The reason that things are going wrong is the TTL for A records much
lower than AAAA records. This is also exactly what I fixed for. I do
not really understand this massive difference in A and AAAA time values.
It could be 'coincidence' in the lookups. Jaco told me a smaller zone
had the problem more often, which supports the randomness (more likely
with less records).

I hope the fix works for you, let me know if you get new troubles.
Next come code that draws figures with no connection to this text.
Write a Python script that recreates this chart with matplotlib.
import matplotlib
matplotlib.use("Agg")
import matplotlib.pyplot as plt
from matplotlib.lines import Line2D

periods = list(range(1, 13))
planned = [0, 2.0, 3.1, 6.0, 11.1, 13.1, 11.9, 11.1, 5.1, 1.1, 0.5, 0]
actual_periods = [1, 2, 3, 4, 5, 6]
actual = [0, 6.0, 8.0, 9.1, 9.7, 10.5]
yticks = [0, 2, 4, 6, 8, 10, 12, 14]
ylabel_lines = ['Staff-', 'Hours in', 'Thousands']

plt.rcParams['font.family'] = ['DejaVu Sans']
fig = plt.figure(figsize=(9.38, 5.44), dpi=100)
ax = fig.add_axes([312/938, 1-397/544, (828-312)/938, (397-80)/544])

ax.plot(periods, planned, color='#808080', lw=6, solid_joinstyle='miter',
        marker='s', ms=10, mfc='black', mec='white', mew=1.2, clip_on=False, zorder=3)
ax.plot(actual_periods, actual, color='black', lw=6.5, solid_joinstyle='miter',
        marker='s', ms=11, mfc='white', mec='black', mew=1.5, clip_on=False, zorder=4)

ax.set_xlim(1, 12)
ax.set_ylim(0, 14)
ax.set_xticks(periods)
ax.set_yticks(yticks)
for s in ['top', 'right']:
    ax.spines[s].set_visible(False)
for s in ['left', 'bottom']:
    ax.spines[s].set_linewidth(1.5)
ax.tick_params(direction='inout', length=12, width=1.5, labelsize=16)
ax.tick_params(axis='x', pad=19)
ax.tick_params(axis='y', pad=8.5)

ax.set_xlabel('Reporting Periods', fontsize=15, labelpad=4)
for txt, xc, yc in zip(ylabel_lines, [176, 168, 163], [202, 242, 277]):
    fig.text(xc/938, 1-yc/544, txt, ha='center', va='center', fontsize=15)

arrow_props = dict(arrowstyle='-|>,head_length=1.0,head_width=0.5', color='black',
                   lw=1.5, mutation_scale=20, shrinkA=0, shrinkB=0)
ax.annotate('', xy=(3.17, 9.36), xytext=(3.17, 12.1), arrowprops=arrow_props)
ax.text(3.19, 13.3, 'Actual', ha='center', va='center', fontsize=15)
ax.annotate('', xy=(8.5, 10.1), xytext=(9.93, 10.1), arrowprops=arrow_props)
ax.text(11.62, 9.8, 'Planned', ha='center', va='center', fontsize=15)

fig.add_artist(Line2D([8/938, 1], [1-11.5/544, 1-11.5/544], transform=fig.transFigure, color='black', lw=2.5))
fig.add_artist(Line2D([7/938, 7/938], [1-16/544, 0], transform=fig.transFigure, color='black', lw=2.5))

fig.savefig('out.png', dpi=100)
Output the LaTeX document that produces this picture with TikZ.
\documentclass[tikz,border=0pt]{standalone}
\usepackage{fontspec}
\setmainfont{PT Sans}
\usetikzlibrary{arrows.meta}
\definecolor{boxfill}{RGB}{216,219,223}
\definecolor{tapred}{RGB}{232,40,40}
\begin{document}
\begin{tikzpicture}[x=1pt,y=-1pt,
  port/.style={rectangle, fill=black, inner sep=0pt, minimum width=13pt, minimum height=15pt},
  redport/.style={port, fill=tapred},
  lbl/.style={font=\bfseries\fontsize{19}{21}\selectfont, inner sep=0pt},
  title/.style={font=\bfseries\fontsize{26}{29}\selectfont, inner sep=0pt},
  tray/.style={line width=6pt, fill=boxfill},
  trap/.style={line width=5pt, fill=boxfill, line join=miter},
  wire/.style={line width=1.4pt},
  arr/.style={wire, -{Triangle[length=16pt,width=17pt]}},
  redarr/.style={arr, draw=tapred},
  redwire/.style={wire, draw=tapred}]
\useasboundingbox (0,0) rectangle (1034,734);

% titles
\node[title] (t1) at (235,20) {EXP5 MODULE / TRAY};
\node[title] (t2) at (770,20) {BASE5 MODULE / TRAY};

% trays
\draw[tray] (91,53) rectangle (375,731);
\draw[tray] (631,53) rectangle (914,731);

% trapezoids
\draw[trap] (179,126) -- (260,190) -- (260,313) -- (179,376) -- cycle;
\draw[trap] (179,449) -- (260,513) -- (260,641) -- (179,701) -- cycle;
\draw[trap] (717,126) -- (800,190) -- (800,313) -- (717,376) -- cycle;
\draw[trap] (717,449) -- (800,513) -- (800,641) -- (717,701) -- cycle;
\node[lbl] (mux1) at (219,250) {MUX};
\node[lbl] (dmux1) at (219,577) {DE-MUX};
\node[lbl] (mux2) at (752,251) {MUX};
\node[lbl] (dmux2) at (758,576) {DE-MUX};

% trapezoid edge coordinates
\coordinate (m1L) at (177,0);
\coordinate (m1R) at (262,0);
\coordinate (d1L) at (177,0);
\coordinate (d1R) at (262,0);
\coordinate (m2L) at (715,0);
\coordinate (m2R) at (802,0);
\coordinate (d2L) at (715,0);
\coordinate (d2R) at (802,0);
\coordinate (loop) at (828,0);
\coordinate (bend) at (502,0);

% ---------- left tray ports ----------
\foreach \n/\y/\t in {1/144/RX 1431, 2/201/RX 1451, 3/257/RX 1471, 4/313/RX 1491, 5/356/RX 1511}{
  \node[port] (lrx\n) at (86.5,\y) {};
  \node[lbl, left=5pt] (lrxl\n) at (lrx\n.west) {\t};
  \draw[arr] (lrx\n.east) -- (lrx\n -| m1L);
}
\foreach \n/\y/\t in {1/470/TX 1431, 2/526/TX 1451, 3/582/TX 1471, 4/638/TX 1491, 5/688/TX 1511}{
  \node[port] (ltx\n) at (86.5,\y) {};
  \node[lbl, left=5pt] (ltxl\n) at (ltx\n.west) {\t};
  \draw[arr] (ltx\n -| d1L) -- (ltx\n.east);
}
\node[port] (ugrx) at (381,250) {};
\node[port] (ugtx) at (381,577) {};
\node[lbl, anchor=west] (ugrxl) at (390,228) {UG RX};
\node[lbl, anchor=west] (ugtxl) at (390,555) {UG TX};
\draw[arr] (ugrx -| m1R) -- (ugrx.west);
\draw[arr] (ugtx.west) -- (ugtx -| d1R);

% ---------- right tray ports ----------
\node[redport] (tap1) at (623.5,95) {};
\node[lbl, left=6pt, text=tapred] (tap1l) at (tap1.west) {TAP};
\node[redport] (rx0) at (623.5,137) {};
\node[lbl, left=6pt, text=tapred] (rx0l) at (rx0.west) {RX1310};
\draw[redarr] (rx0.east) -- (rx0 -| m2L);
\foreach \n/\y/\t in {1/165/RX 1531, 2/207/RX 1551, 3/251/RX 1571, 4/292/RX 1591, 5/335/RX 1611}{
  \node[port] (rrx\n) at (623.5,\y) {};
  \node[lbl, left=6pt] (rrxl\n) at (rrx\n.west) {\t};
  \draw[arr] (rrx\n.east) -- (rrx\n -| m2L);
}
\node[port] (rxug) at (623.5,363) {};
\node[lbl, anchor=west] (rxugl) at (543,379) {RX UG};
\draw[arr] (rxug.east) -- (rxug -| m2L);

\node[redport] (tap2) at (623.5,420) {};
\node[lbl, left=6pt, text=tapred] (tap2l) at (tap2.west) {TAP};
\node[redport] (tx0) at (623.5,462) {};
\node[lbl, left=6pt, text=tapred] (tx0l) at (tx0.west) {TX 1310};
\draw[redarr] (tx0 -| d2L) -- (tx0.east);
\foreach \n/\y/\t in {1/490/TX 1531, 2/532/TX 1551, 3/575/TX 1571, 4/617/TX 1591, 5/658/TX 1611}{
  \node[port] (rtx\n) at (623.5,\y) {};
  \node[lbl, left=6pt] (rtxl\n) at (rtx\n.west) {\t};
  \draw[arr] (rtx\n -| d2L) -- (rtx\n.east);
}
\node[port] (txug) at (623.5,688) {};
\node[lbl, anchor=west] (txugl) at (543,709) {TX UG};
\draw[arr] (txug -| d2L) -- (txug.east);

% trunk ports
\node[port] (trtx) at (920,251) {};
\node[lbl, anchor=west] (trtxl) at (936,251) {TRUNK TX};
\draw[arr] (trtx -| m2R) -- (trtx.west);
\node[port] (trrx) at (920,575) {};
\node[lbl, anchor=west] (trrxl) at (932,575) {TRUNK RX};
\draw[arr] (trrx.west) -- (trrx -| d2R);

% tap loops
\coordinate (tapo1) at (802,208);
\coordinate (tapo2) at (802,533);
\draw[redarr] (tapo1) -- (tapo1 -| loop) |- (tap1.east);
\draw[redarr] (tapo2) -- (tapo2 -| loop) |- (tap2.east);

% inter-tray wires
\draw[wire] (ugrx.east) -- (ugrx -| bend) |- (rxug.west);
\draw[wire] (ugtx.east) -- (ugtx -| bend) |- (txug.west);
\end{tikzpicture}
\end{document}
By the way, about the huge log files, the upcoming 1.1.0 release has a
remote control tool where you can change the verbosity online, once the
problem has happened, to very high, then log a couple queries, and turn
verbosity back down again.

Best regards,
Wouter

Florian_Weimer · November 18, 2008, 2:56pm

* Wouter Wijngaards:

So, do I understand correctly, that you only did +norec queries (any
query without +norec updated the cache so could invalidate further
results), and that you only got replies for most of the nameservers with
+norec +cdflag +dnssec ?

+dnssec implies +bufsize=4096, so it's likely that it's just a side
effect.

The reason that things are going wrong is the TTL for A records much
lower than AAAA records. This is also exactly what I fixed for. I do
not really understand this massive difference in A and AAAA time values.

Uhm, why should they expire at the same time from an LRU cache?